Liver juice, the ancestor of vitamin B12 injections
Historically, pernicious anemia was always fatal, hence the name. People suffered early symptoms like fatigue, memory loss, and muscular weakness without knowing that low vitamin B12 levels were to blame. Death was inevitable.
One day, Dr. William B. Castle discovered the existence of the digestive enzyme intrinsic factor, while he was in the process of feeding regurgitated raw hamburger meat to patients of pernicious anemia, noticing the absence of this essential protein for digesting vitamin B12.
In 1926, scientists started using raw liver juice as a means of supplying vitamin B12 to people with pernicious anemia. It wasn’t until 1948 that scientists isolated cobalamin as the essential nutrient for preventing pernicious anemia, and started prescribing vitamin B12 injections as treatment, noting that while consumption of oral doses of vitamin B12 were ineffectual for reducing symptoms like extreme fatigue and absentmindedness, prompt administration of vitamin B12 injections produced more significant results.

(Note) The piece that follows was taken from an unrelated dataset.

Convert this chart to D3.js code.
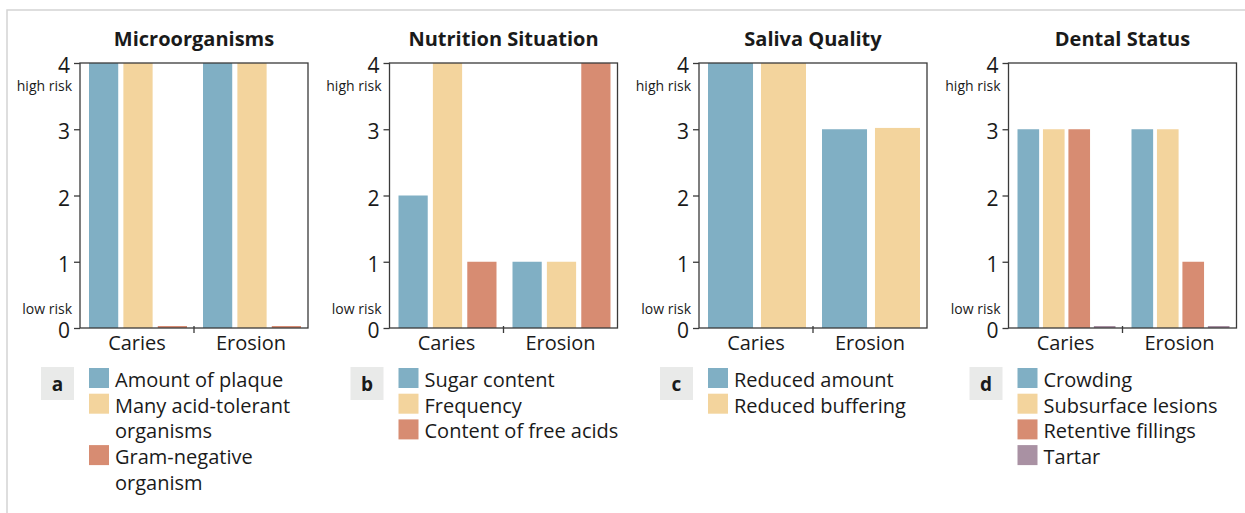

What is pernicious anemia?
Pernicious anemia is a type of megaloblastic anemia, meaning that it affects the size and shape of your red blood cells. Unless you supplement with vitamin B12 injections, you run the risk of severe red blood cell depletion, as vitamin B12 is crucial for proper cellular development.
Causes of pernicious anemia include autoimmune disorder and stomach damage from chronic gastritis. Pernicious anemia is one of several causes of vitamin B12 deficiency, and is treatable with vitamin B12 injections.
Vitamin B12 injections for the intrinsic factor-challenged
Most people don’t require vitamin B12 injections to avoid deficiency, for the simple reason that most people make enough intrinsic factor to absorb vitamin B12 from the foods they eat.
When you eat B12-rich foods like beef, chicken, fish, or cheese, your stomach manufactures a substance, intrinsic factor, that attaches itself to vitamin B12, escorts it through the digestive tract, and delivers it to the small intestine, where the vitamin B12 molecules enter the bloodstream.
But not everybody is able to produce intrinsic factor (or access it), and must instead receive their cobalamin through vitamin B12 injections, regardless of diet.
People who require vitamin B12 injections are:
- Pernicious anemia patients
- People who have undergone bariatric surgery, such as gastric bypass
- People who have had gastrointestinal surgery to treat Crohn’s disease or ulcerative colitis
- Diabetics who take metformin
- GERD patients who take protein pump inhibitors (PPIs)
- Sufferers of gastrointestinal problems such as with celiac disease, migraines, inflammatory bowel syndrome (IBS), cyclical vomiting, and fibromyalgia
- Anybody who is susceptible to autoimmune disorders
- Elderly individuals
- Sometimes, people with Helicobacter pylori (H. pylori)
Preparing yourself for vitamin B12 injections
If you’re squeamish about needles, then won’t like getting vitamin B12 injections, as they require insertion into the thickest, most muscular sections of your body, such as your thigh or buttock. Vitamin B12 injections contain cobalamin, a bright red liquid vitamin B12.
Because cobalamin is a thick liquid, the injection itself can be painful, and the pain can last for several hours. Sometimes, bruising and scarring result from vitamin B12 injections.
In some states, vitamin B12 injections are available without prescription. Some people opt to self-administer vitamin B12 injections, but that is not advised, as nerve damage can occur.
For people who are nervous about getting monthly vitamin B12 injections, there are other options in the form of over-the-counter (OTC) vitamin B12 supplements, which don’t require prescription.